Eunice Pringle

Eunice Irene Pringle (March 5 1912-1996) was born in Garden Grove, California, USA, and became notoriously famous for accusing movie mogul Alexander Pantages, a Greek immigrant success story, of raping her on August 9, 1929 in his downtown Los Angeles office when she came to audition for him. The trial that followed in the fall of 1929 found Pantages guilty and he was sentenced to 50 years in prison.

Pringle's aspirations for theatrical stardom lead her to team up with a castaway Russian prince by the name of Nicolas Dunaev (various spellings), aspiring screenwriter and producer, who acted as her agent and lover. It is alleged that the two lived together in a Hollywood motel.

At a time when theatrical opportunities opened the door to women entering the business world for the first time on a major scale, a source of tension in mainstream society which still preferred domesticated women to liberated ones, the rape trial of Alexander Pantages exposed fissures in American society in gender relations.

Hollywood myth alleges that Pringle was to be paid $10,000 dollars to enter Pantages's office and accuse him of rape so that Joseph P. Kennedy, the patriarch of the famous American family, would buy the Pantages theatre chain (Pantages adamantly refused to sell him the chain when Kennedy approached him). Later, the myth continues, when she was about to confess this set-up in 1933, Pringle died a mysterious death, with all the symptoms of cyanide poisoning.

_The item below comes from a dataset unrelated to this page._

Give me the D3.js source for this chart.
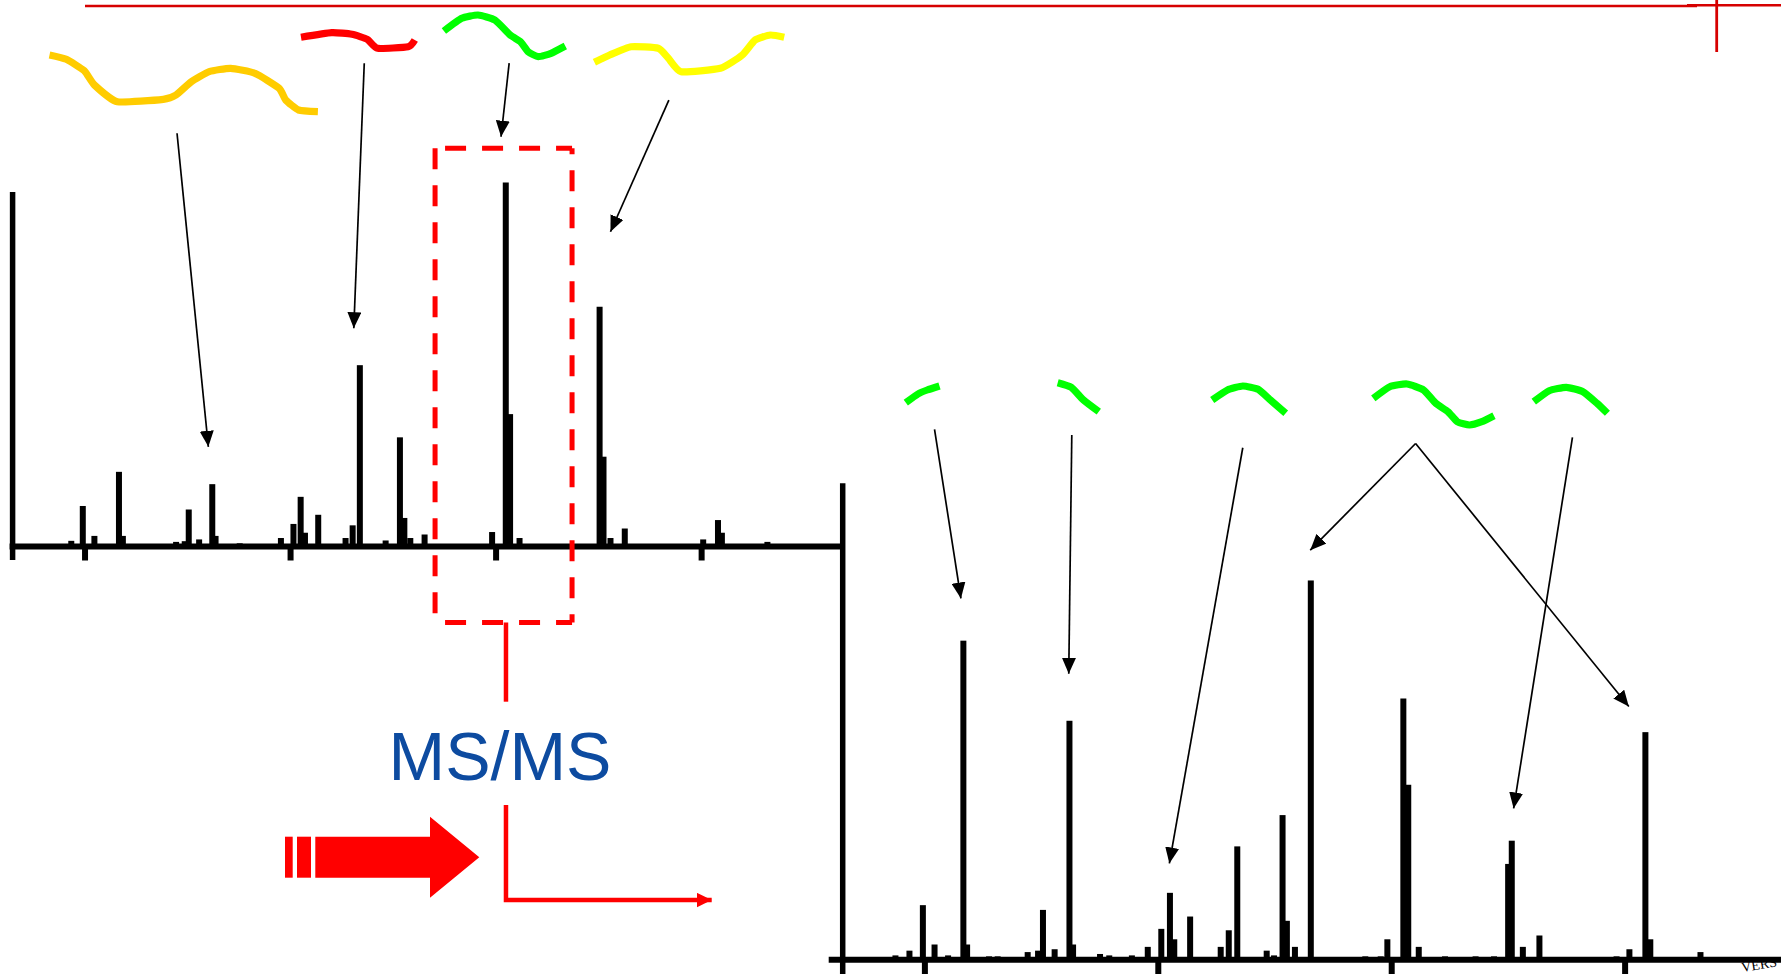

What is known is that the trial brought notoriety to Pantages and sympathy to Pringle. Newspapers at the time, just winding up their turn towards tabloid exploitation, thanks to the arrival of tabloid newspapers in the U.S. in 1919, already convicted Pantages before the trial even started in September, 1929. Particularly virulent was the Los Angeles Examiner owned by famed press baron and anti-immigrant apostle William Randolph Hearst.

The conviction destroyed Pantages's business and he finally sold his chain to Kennedy's RKO and Warner Brothers studios.

Pringle's life would never be the same. In reality, she wasn't poisoned in 1933. Wanting nothing more to do with show business or the press, she simply disappeared from sight.

In 1935, Pringle married Robert White, the heir to a furniture business. After divorcing White, she married Richard Ellis Worthington, a psychologist, in 1947. They lived in Chicago for several years before moving to San Diego, Worthington's home town, in 1955. Pringle, who was known to friends as Toni, had one child, a daughter named Marcy Worthington.